13.4 Step 4: Review Results

After successful completion, results will appear in the right panel with different content based on your selected method:

Table Tab: View database-specific module results

  • Browse enriched pathway intra-database modules generated based on pathway similarity
  • Examine module composition
  • Download individual database results as CSV files

Key result columns in the module tables:

  • module: Intra-database module identifier (e.g., “go_Module_2”, “kegg_Module_15”)
  • module_annotation: Representative pathway name for the module (pathway with lowest p-adjust for ORA or highest |NES| for GSEA)
  • Description: Names of all pathways in the module (separated by ;)
  • module_content: All pathway/term IDs grouped in this module
  • Count: Number of genes/metabolites from input list in the module
  • p_adjust: Best (lowest) adjusted p-value among pathways in the module

Data Visualization Tab: Generate similarity network plots

  • Click “Generate plot” to create network visualizations for modules from each database
  • Customize plot parameters (degree cutoff, text display options)

R Object Tab: Access the complete results object

  • View a summary of the analysis results
  • Download the complete functional module object (.rda format) for further analysis in R

For biotext embedding results, you’ll see a simplified results panel to download the results (.rda format) which include a similarity matrix and your enrichment analysis result for use in downstream clustering analysis.

Note

Embedding Results: The similarity matrix from biotext embedding is typically large and computationally intensive to display. Instead of showing the full matrix in the interface, you can download it for use in subsequent analysis steps or external tools.

13.5 Step 5: View Analysis Code

Click the “Code” button to see the exact R code that replicates your analysis.
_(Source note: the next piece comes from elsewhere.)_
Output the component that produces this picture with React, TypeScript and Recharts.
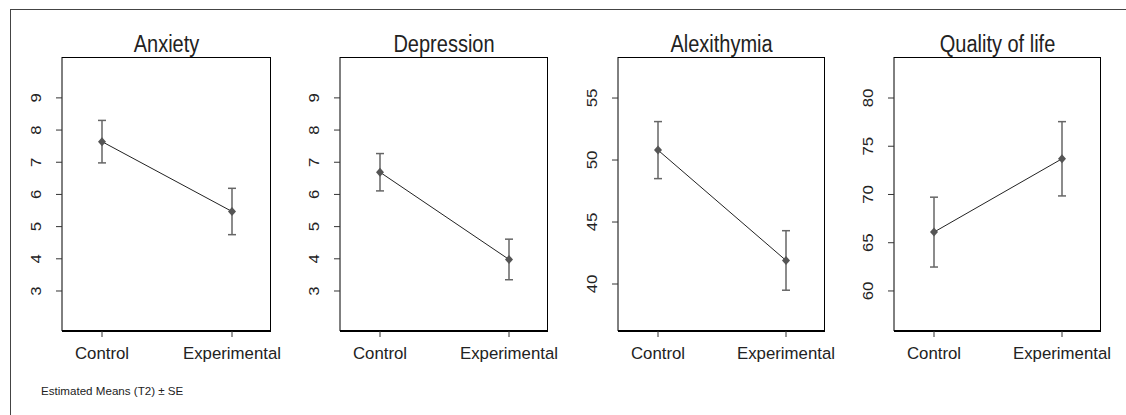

This feature provides:

  • Reproducibility: Copy and paste code into R scripts
  • Learning: Understand the underlying MAPA functions and parameters
  • Customization: Modify parameters for batch processing or additional analyses

13.6 Method Comparison

Aspect Traditional Methods Biotext Embedding
Speed Fast, deterministic Slower, requires API calls
Cost Free API usage costs
Reproducibility Fully reproducible Highly reproducible (minor API variations)
Novel discoveries Based on known annotations Can identify functional relationships beyond overlap
Internet dependency Minimal (for database updates) Required for API access
Cross-database integration Limited by annotation overlap Excellent semantic integration

13.7 Next Steps

Once your similarity calculation is complete:

  1. Review and Download Results: Examine the similarity patterns and download results for further analysis and as backup copies so that you can restart from this point if needed.

  2. Proceed to Clustering: Click the “Next” button to move to the Pathway Clustering section

The similarity results will automatically be available for the next step in your MAPA analysis workflow in this current session, where you’ll group related pathways into functional modules.